(WHAT THE EXERCISE ASKS)
Repeat each line of the material below exactly as it appears, minus any pictures.

(GIVEN DATA)
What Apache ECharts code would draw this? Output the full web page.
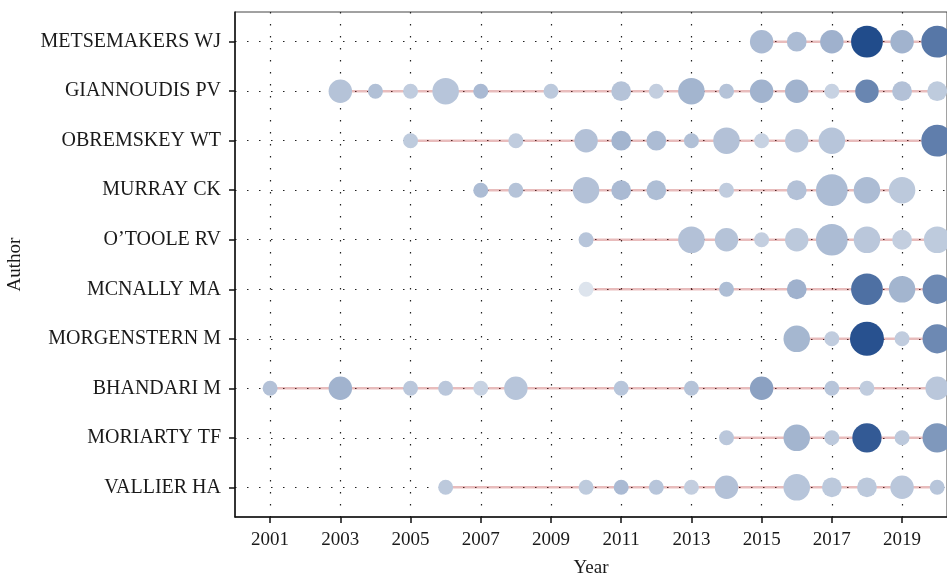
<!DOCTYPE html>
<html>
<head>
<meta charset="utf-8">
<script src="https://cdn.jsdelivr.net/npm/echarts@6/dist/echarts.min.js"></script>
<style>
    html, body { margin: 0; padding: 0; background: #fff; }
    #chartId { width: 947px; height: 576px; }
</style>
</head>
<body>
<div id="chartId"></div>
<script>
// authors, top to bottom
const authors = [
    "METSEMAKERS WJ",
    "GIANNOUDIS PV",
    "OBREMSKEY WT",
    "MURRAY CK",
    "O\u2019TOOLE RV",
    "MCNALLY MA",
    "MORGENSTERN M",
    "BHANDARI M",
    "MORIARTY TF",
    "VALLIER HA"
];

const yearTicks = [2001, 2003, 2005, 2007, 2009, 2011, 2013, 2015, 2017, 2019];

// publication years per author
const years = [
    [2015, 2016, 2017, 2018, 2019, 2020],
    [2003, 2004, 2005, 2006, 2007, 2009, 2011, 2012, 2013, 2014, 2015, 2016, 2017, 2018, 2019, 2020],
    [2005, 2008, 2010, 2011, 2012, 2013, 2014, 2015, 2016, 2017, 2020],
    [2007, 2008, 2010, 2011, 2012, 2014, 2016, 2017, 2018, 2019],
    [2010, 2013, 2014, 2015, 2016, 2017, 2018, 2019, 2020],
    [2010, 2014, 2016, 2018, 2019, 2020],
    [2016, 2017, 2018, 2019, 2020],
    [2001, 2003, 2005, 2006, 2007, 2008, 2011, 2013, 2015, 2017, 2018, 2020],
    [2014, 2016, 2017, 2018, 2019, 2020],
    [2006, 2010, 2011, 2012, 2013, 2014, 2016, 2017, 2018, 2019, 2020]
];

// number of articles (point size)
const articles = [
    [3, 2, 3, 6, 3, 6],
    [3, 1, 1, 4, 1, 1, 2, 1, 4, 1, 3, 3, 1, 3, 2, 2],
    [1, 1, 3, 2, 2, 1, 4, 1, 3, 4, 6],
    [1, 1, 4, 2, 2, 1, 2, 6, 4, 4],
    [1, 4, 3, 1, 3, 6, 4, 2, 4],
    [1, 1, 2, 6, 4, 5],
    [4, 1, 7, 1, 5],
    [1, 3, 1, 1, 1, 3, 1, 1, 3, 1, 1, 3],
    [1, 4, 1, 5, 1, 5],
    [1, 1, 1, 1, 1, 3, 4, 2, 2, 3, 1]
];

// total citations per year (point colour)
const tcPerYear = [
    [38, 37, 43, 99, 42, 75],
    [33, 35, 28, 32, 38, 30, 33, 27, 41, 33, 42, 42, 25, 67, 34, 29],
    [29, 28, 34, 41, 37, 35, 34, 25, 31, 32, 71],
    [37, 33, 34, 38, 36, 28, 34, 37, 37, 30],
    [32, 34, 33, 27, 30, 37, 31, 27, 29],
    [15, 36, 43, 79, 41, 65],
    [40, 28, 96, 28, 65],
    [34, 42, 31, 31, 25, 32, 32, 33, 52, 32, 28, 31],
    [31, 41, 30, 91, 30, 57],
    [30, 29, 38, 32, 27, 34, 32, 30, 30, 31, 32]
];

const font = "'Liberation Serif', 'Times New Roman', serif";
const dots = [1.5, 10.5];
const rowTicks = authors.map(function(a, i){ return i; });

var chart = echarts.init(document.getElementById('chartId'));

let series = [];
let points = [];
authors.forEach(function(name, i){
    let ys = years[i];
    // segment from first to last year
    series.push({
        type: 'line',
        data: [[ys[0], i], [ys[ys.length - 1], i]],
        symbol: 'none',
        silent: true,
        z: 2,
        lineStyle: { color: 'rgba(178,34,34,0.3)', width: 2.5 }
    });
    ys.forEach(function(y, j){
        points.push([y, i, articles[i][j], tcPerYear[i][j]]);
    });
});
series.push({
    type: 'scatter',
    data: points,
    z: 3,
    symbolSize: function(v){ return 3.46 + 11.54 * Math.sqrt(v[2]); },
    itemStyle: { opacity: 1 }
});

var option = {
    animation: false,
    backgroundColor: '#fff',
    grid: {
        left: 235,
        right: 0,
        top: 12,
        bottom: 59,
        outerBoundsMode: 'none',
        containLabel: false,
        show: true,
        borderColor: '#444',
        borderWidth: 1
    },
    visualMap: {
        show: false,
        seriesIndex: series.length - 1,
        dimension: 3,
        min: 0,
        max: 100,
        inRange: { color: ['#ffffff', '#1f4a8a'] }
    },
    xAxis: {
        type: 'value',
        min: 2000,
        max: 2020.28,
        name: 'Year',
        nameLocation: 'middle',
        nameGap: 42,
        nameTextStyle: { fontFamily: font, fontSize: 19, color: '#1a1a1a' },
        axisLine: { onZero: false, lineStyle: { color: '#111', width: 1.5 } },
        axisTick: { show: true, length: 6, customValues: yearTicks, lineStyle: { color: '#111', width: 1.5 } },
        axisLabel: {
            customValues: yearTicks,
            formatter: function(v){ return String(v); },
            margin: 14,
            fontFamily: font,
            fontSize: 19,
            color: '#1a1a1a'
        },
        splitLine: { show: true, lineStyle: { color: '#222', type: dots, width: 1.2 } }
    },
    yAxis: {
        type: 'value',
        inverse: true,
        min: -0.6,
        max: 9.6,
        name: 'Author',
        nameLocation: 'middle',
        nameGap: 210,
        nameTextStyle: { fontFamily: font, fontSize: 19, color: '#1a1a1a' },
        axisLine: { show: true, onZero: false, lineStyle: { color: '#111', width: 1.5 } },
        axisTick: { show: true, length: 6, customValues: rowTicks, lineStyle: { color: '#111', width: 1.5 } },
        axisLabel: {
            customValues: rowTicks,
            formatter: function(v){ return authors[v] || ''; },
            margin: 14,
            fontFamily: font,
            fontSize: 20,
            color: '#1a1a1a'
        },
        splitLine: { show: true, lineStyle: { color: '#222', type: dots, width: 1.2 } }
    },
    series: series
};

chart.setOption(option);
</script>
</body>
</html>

(TASK ANSWER)
What Apache ECharts code would draw this? Output the full web page.
<!DOCTYPE html>
<html>
<head>
<meta charset="utf-8">
<script src="https://cdn.jsdelivr.net/npm/echarts@6/dist/echarts.min.js"></script>
<style>
    html, body { margin: 0; padding: 0; background: #fff; }
    #chartId { width: 947px; height: 576px; }
</style>
</head>
<body>
<div id="chartId"></div>
<script>
// authors, top to bottom
const authors = [
    "METSEMAKERS WJ",
    "GIANNOUDIS PV",
    "OBREMSKEY WT",
    "MURRAY CK",
    "O\u2019TOOLE RV",
    "MCNALLY MA",
    "MORGENSTERN M",
    "BHANDARI M",
    "MORIARTY TF",
    "VALLIER HA"
];

const yearTicks = [2001, 2003, 2005, 2007, 2009, 2011, 2013, 2015, 2017, 2019];

// publication years per author
const years = [
    [2015, 2016, 2017, 2018, 2019, 2020],
    [2003, 2004, 2005, 2006, 2007, 2009, 2011, 2012, 2013, 2014, 2015, 2016, 2017, 2018, 2019, 2020],
    [2005, 2008, 2010, 2011, 2012, 2013, 2014, 2015, 2016, 2017, 2020],
    [2007, 2008, 2010, 2011, 2012, 2014, 2016, 2017, 2018, 2019],
    [2010, 2013, 2014, 2015, 2016, 2017, 2018, 2019, 2020],
    [2010, 2014, 2016, 2018, 2019, 2020],
    [2016, 2017, 2018, 2019, 2020],
    [2001, 2003, 2005, 2006, 2007, 2008, 2011, 2013, 2015, 2017, 2018, 2020],
    [2014, 2016, 2017, 2018, 2019, 2020],
    [2006, 2010, 2011, 2012, 2013, 2014, 2016, 2017, 2018, 2019, 2020]
];

// number of articles (point size)
const articles = [
    [3, 2, 3, 6, 3, 6],
    [3, 1, 1, 4, 1, 1, 2, 1, 4, 1, 3, 3, 1, 3, 2, 2],
    [1, 1, 3, 2, 2, 1, 4, 1, 3, 4, 6],
    [1, 1, 4, 2, 2, 1, 2, 6, 4, 4],
    [1, 4, 3, 1, 3, 6, 4, 2, 4],
    [1, 1, 2, 6, 4, 5],
    [4, 1, 7, 1, 5],
    [1, 3, 1, 1, 1, 3, 1, 1, 3, 1, 1, 3],
    [1, 4, 1, 5, 1, 5],
    [1, 1, 1, 1, 1, 3, 4, 2, 2, 3, 1]
];

// total citations per year (point colour)
const tcPerYear = [
    [38, 37, 43, 99, 42, 75],
    [33, 35, 28, 32, 38, 30, 33, 27, 41, 33, 42, 42, 25, 67, 34, 29],
    [29, 28, 34, 41, 37, 35, 34, 25, 31, 32, 71],
    [37, 33, 34, 38, 36, 28, 34, 37, 37, 30],
    [32, 34, 33, 27, 30, 37, 31, 27, 29],
    [15, 36, 43, 79, 41, 65],
    [40, 28, 96, 28, 65],
    [34, 42, 31, 31, 25, 32, 32, 33, 52, 32, 28, 31],
    [31, 41, 30, 91, 30, 57],
    [30, 29, 38, 32, 27, 34, 32, 30, 30, 31, 32]
];

const font = "'Liberation Serif', 'Times New Roman', serif";
const dots = [1.5, 10.5];
const rowTicks = authors.map(function(a, i){ return i; });

var chart = echarts.init(document.getElementById('chartId'));

let series = [];
let points = [];
authors.forEach(function(name, i){
    let ys = years[i];
    // segment from first to last year
    series.push({
        type: 'line',
        data: [[ys[0], i], [ys[ys.length - 1], i]],
        symbol: 'none',
        silent: true,
        z: 2,
        lineStyle: { color: 'rgba(178,34,34,0.3)', width: 2.5 }
    });
    ys.forEach(function(y, j){
        points.push([y, i, articles[i][j], tcPerYear[i][j]]);
    });
});
series.push({
    type: 'scatter',
    data: points,
    z: 3,
    symbolSize: function(v){ return 3.46 + 11.54 * Math.sqrt(v[2]); },
    itemStyle: { opacity: 1 }
});

var option = {
    animation: false,
    backgroundColor: '#fff',
    grid: {
        left: 235,
        right: 0,
        top: 12,
        bottom: 59,
        outerBoundsMode: 'none',
        containLabel: false,
        show: true,
        borderColor: '#444',
        borderWidth: 1
    },
    visualMap: {
        show: false,
        seriesIndex: series.length - 1,
        dimension: 3,
        min: 0,
        max: 100,
        inRange: { color: ['#ffffff', '#1f4a8a'] }
    },
    xAxis: {
        type: 'value',
        min: 2000,
        max: 2020.28,
        name: 'Year',
        nameLocation: 'middle',
        nameGap: 42,
        nameTextStyle: { fontFamily: font, fontSize: 19, color: '#1a1a1a' },
        axisLine: { onZero: false, lineStyle: { color: '#111', width: 1.5 } },
        axisTick: { show: true, length: 6, customValues: yearTicks, lineStyle: { color: '#111', width: 1.5 } },
        axisLabel: {
            customValues: yearTicks,
            formatter: function(v){ return String(v); },
            margin: 14,
            fontFamily: font,
            fontSize: 19,
            color: '#1a1a1a'
        },
        splitLine: { show: true, lineStyle: { color: '#222', type: dots, width: 1.2 } }
    },
    yAxis: {
        type: 'value',
        inverse: true,
        min: -0.6,
        max: 9.6,
        name: 'Author',
        nameLocation: 'middle',
        nameGap: 210,
        nameTextStyle: { fontFamily: font, fontSize: 19, color: '#1a1a1a' },
        axisLine: { show: true, onZero: false, lineStyle: { color: '#111', width: 1.5 } },
        axisTick: { show: true, length: 6, customValues: rowTicks, lineStyle: { color: '#111', width: 1.5 } },
        axisLabel: {
            customValues: rowTicks,
            formatter: function(v){ return authors[v] || ''; },
            margin: 14,
            fontFamily: font,
            fontSize: 20,
            color: '#1a1a1a'
        },
        splitLine: { show: true, lineStyle: { color: '#222', type: dots, width: 1.2 } }
    },
    series: series
};

chart.setOption(option);
</script>
</body>
</html>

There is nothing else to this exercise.